=== WHAT YOU SHOULD DO ===
Omit the pictures, please, and give each record below again exactly.

=== PROVIDED RECORDS ===
========================================

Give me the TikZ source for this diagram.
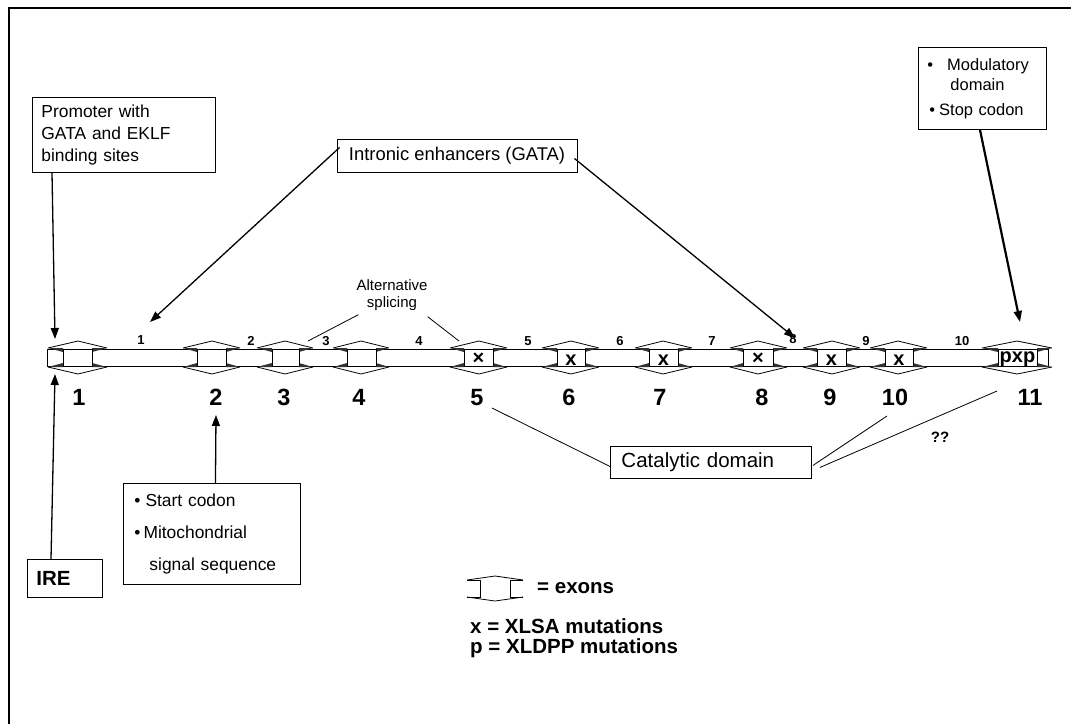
\documentclass[tikz,border=0pt]{standalone}
\usepackage{fontspec}
\setmainfont{Liberation Sans}
\usetikzlibrary{arrows.meta,calc}
\begin{document}
\begin{tikzpicture}[x=1pt,y=-1pt,
  box/.style={draw,line width=0.9pt,fill=white,inner ysep=0pt,align=left},
  arr/.style={line width=1.3pt,-{Triangle[length=11pt,width=8pt]}},
  thinln/.style={line width=0.8pt},
  gl/.style={line width=0.8pt},
  wedge/.style={fill=gray!40!black},
  inum/.style={font=\bfseries\fontsize{13}{13}\selectfont,inner sep=0pt,anchor=base},
  enum/.style={font=\bfseries\fontsize{23.5}{24}\selectfont,inner sep=0pt,anchor=base},
  mut/.style={font=\bfseries\fontsize{20}{20}\selectfont,inner sep=0pt,anchor=base},
  txt/.style={font=\fontsize{17.4}{22}\selectfont},
  leg/.style={font=\bfseries\fontsize{20.5}{22}\selectfont,inner sep=0pt,anchor=west}
]
\useasboundingbox (0,0) rectangle (1071,724);
\fill[white] (0,0) rectangle (1071,724);
\draw[line width=1.3pt] (9,724)--(9,8)--(1071,8);

% gene bar
\draw[gl,fill=white] (47,349) rectangle (1048,366);
\foreach \n/\xl/\va/\vb/\xr/\pk in {1/48/63/92/107/78, 2/183/197/226/240/212, 3/257/272/299/313/285, 4/333/347/376/389/361, 5/450/464/493/507/479, 6/542/557/585/599/571, 7/635/649/678/692/663, 8/730/743/773/787/758, 9/803/817/846/860/832, 10/870/885/913/927/898, 11/982/998/1037/1052/1017}{
  \fill[wedge] (\va,348)--(\xl,348)--(\va,352)--cycle;
  \fill[wedge] (\va,367)--(\xl,367)--(\va,363)--cycle;
  \fill[wedge] (\vb,348)--(\xr,348)--(\vb,352)--cycle;
  \fill[wedge] (\vb,367)--(\xr,367)--(\vb,363)--cycle;
  \draw[gl] (\va,349)--(\va,366) (\vb,349)--(\vb,366);
  \draw[gl] (\xl,348)--(\pk,341)--(\xr,348);
  \draw[gl] (\xl,367)--(\pk,374)--(\xr,367);
  \coordinate (top\n) at (\pk,341);
  \coordinate (bot\n) at (\pk,374);
}

% mutations
\node[mut] (m5) at (478.5,364) {×};
\node[mut] (m6) at (571,365) {x};
\node[mut] (m7) at (663.5,365) {x};
\node[mut] (m8) at (758,364) {×};
\node[mut] (m9) at (831.5,365) {x};
\node[mut] (m10) at (899,365) {x};
\node[mut] (m11) at (1017.5,362) {pxp};

% intron numbers
\node[inum] (i1) at (141,344) {1};
\node[inum] (i2) at (251,345) {2};
\node[inum] (i3) at (326,345) {3};
\node[inum] (i4) at (419,345) {4};
\node[inum] (i5) at (528,345) {5};
\node[inum] (i6) at (620,345) {6};
\node[inum] (i7) at (712,345) {7};
\node[inum] (i8) at (793,343) {8};
\node[inum] (i9) at (866,345) {9};
\node[inum] (i10) at (962,345) {10};

% exon numbers
\node[enum] (n1) at (79,405) {1};
\node[enum] (n2) at (216,405) {2};
\node[enum] (n3) at (284,405) {3};
\node[enum] (n4) at (359,405) {4};
\node[enum] (n5) at (477,405) {5};
\node[enum] (n6) at (569,405) {6};
\node[enum] (n7) at (660,405) {7};
\node[enum] (n8) at (762,405) {8};
\node[enum] (n9) at (830,405) {9};
\node[enum] (n10) at (895,405) {10};
\node[enum] (n11) at (1030,405) {11};

% boxes
\node[box,txt,anchor=north west,inner xsep=9pt,text width=165pt,minimum height=75pt] (prom) at (32,97)
  {Promoter with\\GATA and EKLF\\binding sites};
\node[box,inner xsep=9pt,minimum width=240pt,minimum height=33pt,align=center,font=\fontsize{18.4}{22}\selectfont] (intr) at (457,155.5)
  {Intronic enhancers (GATA)};
\node[box,anchor=north west,inner xsep=9pt,text width=110pt,minimum height=82pt,font=\fontsize{16.5}{20}\selectfont] (modu) at (918,47)
  {\textbullet\hspace{14pt}Modulatory\\\hspace*{23pt}domain\\[5pt]\hspace*{2pt}\textbullet\hspace{4pt}Stop codon};
\node[box,anchor=north west,inner xsep=11pt,text width=155pt,minimum height=101pt,font=\fontsize{17.4}{32}\selectfont] (start) at (123,483)
  {\textbullet\hspace{5pt}Start codon\\\textbullet\hspace{3pt}Mitochondrial\\\hspace*{15pt}signal sequence};
\node[box,anchor=north west,inner xsep=9pt,text width=57pt,minimum height=38pt,font=\bfseries\fontsize{20.5}{22}\selectfont] (ire) at (27,559)
  {IRE};
\node[box,anchor=north west,inner xsep=11pt,text width=179pt,minimum height=32pt,font=\fontsize{20.5}{22}\selectfont] (cat) at (610,446)
  {Catalytic domain};
\node[font=\fontsize{15}{17}\selectfont,align=center,inner sep=0pt] (alt) at (392,295) {Alternative\\splicing};
\node[font=\bfseries\fontsize{15}{15}\selectfont,inner sep=0pt] (qq) at (940,437) {??};

% connectors
\coordinate (promtip) at (55,339);
\coordinate (iretip) at (55,374);
\coordinate (starttip) at (216,415);
\coordinate (intrL) at (150,322);
\coordinate (intrR) at (795,338);
\coordinate (modtip) at (1020,322);
\coordinate (alt1) at (308,341);
\coordinate (alt2) at (459,341);
\coordinate (c5) at (492,408);
\coordinate (c10) at (887,416);
\coordinate (c11) at (997,391);

\draw[arr] ($(prom.south west)+(20,0)$) -- (promtip);
\draw[arr] ($(ire.north west)+(24,0)$) -- (iretip);
\draw[arr] ($(start.north)+(3.5,0)$) -- (starttip);
\draw[arr] ($(intr.west)+(3,-8)$) -- (intrL);
\draw[arr] ($(intr.east)+(-3,3)$) -- (intrR);
\draw[arr,line width=2.2pt] ($(modu.south west)+(62,0)$) -- (modtip);
\draw[thinln] ($(alt.south west)+(2,4)$) -- (alt1);
\draw[thinln] ($(alt.south east)+(0,6)$) -- (alt2);
\draw[thinln] ($(cat.west)+(0,4)$) -- (c5);
\draw[thinln] ($(cat.east)+(1,3)$) -- (c10);
\draw[thinln] ($(cat.east)+(8,5)$) -- (c11);

% legend
\draw[gl] (467,580)--(480,580)--(480,597)--(467,597);
\draw[gl] (523,580)--(510,580)--(510,597)--(523,597);
\draw[gl] (467,580)--(495,576)--(523,580);
\draw[gl] (467,597)--(495,601)--(523,597);
\node[leg] (lexon) at (537,588) {= exons};
\node[leg] (lx) at (470,626) {x = XLSA mutations};
\node[leg] (lp) at (470,648) {p = XLDPP mutations};
\end{tikzpicture}
\end{document}
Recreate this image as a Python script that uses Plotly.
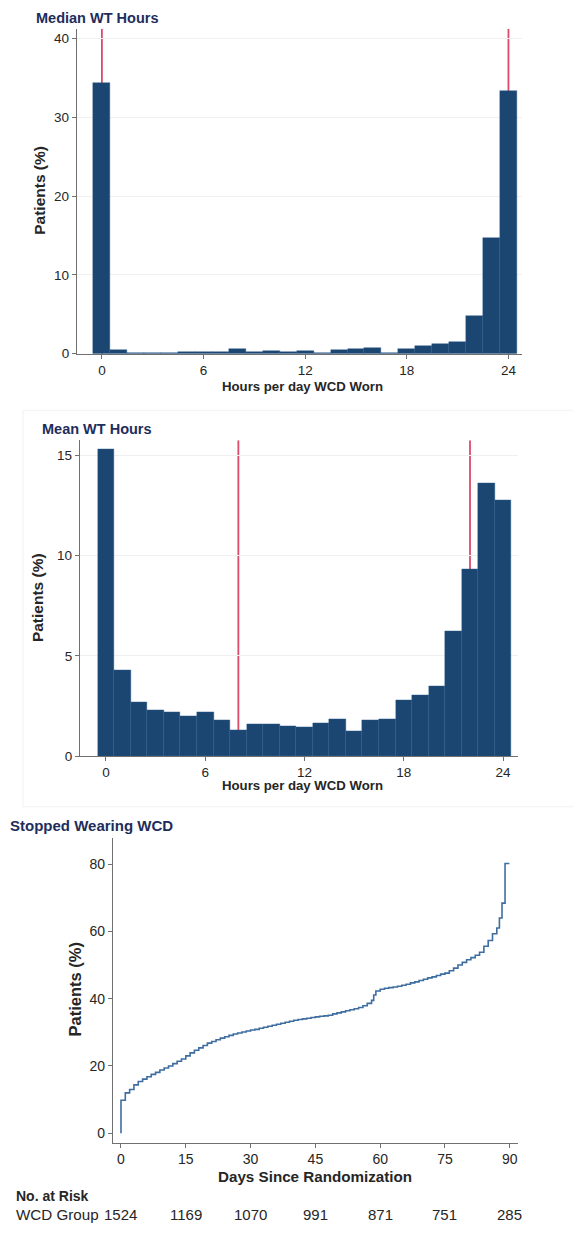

========================================

=== RESPONSE ===
Give me the TikZ source for this diagram.
\documentclass[tikz,border=0pt]{standalone}
\usepackage{fontspec}
\setmainfont{Liberation Sans}
\usetikzlibrary{arrows.meta,calc}
\begin{document}
\begin{tikzpicture}[x=1pt,y=-1pt,
  box/.style={draw,line width=0.9pt,fill=white,inner ysep=0pt,align=left},
  arr/.style={line width=1.3pt,-{Triangle[length=11pt,width=8pt]}},
  thinln/.style={line width=0.8pt},
  gl/.style={line width=0.8pt},
  wedge/.style={fill=gray!40!black},
  inum/.style={font=\bfseries\fontsize{13}{13}\selectfont,inner sep=0pt,anchor=base},
  enum/.style={font=\bfseries\fontsize{23.5}{24}\selectfont,inner sep=0pt,anchor=base},
  mut/.style={font=\bfseries\fontsize{20}{20}\selectfont,inner sep=0pt,anchor=base},
  txt/.style={font=\fontsize{17.4}{22}\selectfont},
  leg/.style={font=\bfseries\fontsize{20.5}{22}\selectfont,inner sep=0pt,anchor=west}
]
\useasboundingbox (0,0) rectangle (1071,724);
\fill[white] (0,0) rectangle (1071,724);
\draw[line width=1.3pt] (9,724)--(9,8)--(1071,8);

% gene bar
\draw[gl,fill=white] (47,349) rectangle (1048,366);
\foreach \n/\xl/\va/\vb/\xr/\pk in {1/48/63/92/107/78, 2/183/197/226/240/212, 3/257/272/299/313/285, 4/333/347/376/389/361, 5/450/464/493/507/479, 6/542/557/585/599/571, 7/635/649/678/692/663, 8/730/743/773/787/758, 9/803/817/846/860/832, 10/870/885/913/927/898, 11/982/998/1037/1052/1017}{
  \fill[wedge] (\va,348)--(\xl,348)--(\va,352)--cycle;
  \fill[wedge] (\va,367)--(\xl,367)--(\va,363)--cycle;
  \fill[wedge] (\vb,348)--(\xr,348)--(\vb,352)--cycle;
  \fill[wedge] (\vb,367)--(\xr,367)--(\vb,363)--cycle;
  \draw[gl] (\va,349)--(\va,366) (\vb,349)--(\vb,366);
  \draw[gl] (\xl,348)--(\pk,341)--(\xr,348);
  \draw[gl] (\xl,367)--(\pk,374)--(\xr,367);
  \coordinate (top\n) at (\pk,341);
  \coordinate (bot\n) at (\pk,374);
}

% mutations
\node[mut] (m5) at (478.5,364) {×};
\node[mut] (m6) at (571,365) {x};
\node[mut] (m7) at (663.5,365) {x};
\node[mut] (m8) at (758,364) {×};
\node[mut] (m9) at (831.5,365) {x};
\node[mut] (m10) at (899,365) {x};
\node[mut] (m11) at (1017.5,362) {pxp};

% intron numbers
\node[inum] (i1) at (141,344) {1};
\node[inum] (i2) at (251,345) {2};
\node[inum] (i3) at (326,345) {3};
\node[inum] (i4) at (419,345) {4};
\node[inum] (i5) at (528,345) {5};
\node[inum] (i6) at (620,345) {6};
\node[inum] (i7) at (712,345) {7};
\node[inum] (i8) at (793,343) {8};
\node[inum] (i9) at (866,345) {9};
\node[inum] (i10) at (962,345) {10};

% exon numbers
\node[enum] (n1) at (79,405) {1};
\node[enum] (n2) at (216,405) {2};
\node[enum] (n3) at (284,405) {3};
\node[enum] (n4) at (359,405) {4};
\node[enum] (n5) at (477,405) {5};
\node[enum] (n6) at (569,405) {6};
\node[enum] (n7) at (660,405) {7};
\node[enum] (n8) at (762,405) {8};
\node[enum] (n9) at (830,405) {9};
\node[enum] (n10) at (895,405) {10};
\node[enum] (n11) at (1030,405) {11};

% boxes
\node[box,txt,anchor=north west,inner xsep=9pt,text width=165pt,minimum height=75pt] (prom) at (32,97)
  {Promoter with\\GATA and EKLF\\binding sites};
\node[box,inner xsep=9pt,minimum width=240pt,minimum height=33pt,align=center,font=\fontsize{18.4}{22}\selectfont] (intr) at (457,155.5)
  {Intronic enhancers (GATA)};
\node[box,anchor=north west,inner xsep=9pt,text width=110pt,minimum height=82pt,font=\fontsize{16.5}{20}\selectfont] (modu) at (918,47)
  {\textbullet\hspace{14pt}Modulatory\\\hspace*{23pt}domain\\[5pt]\hspace*{2pt}\textbullet\hspace{4pt}Stop codon};
\node[box,anchor=north west,inner xsep=11pt,text width=155pt,minimum height=101pt,font=\fontsize{17.4}{32}\selectfont] (start) at (123,483)
  {\textbullet\hspace{5pt}Start codon\\\textbullet\hspace{3pt}Mitochondrial\\\hspace*{15pt}signal sequence};
\node[box,anchor=north west,inner xsep=9pt,text width=57pt,minimum height=38pt,font=\bfseries\fontsize{20.5}{22}\selectfont] (ire) at (27,559)
  {IRE};
\node[box,anchor=north west,inner xsep=11pt,text width=179pt,minimum height=32pt,font=\fontsize{20.5}{22}\selectfont] (cat) at (610,446)
  {Catalytic domain};
\node[font=\fontsize{15}{17}\selectfont,align=center,inner sep=0pt] (alt) at (392,295) {Alternative\\splicing};
\node[font=\bfseries\fontsize{15}{15}\selectfont,inner sep=0pt] (qq) at (940,437) {??};

% connectors
\coordinate (promtip) at (55,339);
\coordinate (iretip) at (55,374);
\coordinate (starttip) at (216,415);
\coordinate (intrL) at (150,322);
\coordinate (intrR) at (795,338);
\coordinate (modtip) at (1020,322);
\coordinate (alt1) at (308,341);
\coordinate (alt2) at (459,341);
\coordinate (c5) at (492,408);
\coordinate (c10) at (887,416);
\coordinate (c11) at (997,391);

\draw[arr] ($(prom.south west)+(20,0)$) -- (promtip);
\draw[arr] ($(ire.north west)+(24,0)$) -- (iretip);
\draw[arr] ($(start.north)+(3.5,0)$) -- (starttip);
\draw[arr] ($(intr.west)+(3,-8)$) -- (intrL);
\draw[arr] ($(intr.east)+(-3,3)$) -- (intrR);
\draw[arr,line width=2.2pt] ($(modu.south west)+(62,0)$) -- (modtip);
\draw[thinln] ($(alt.south west)+(2,4)$) -- (alt1);
\draw[thinln] ($(alt.south east)+(0,6)$) -- (alt2);
\draw[thinln] ($(cat.west)+(0,4)$) -- (c5);
\draw[thinln] ($(cat.east)+(1,3)$) -- (c10);
\draw[thinln] ($(cat.east)+(8,5)$) -- (c11);

% legend
\draw[gl] (467,580)--(480,580)--(480,597)--(467,597);
\draw[gl] (523,580)--(510,580)--(510,597)--(523,597);
\draw[gl] (467,580)--(495,576)--(523,580);
\draw[gl] (467,597)--(495,601)--(523,597);
\node[leg] (lexon) at (537,588) {= exons};
\node[leg] (lx) at (470,626) {x = XLSA mutations};
\node[leg] (lp) at (470,648) {p = XLDPP mutations};
\end{tikzpicture}
\end{document}
Recreate this image as a Python script that uses Plotly.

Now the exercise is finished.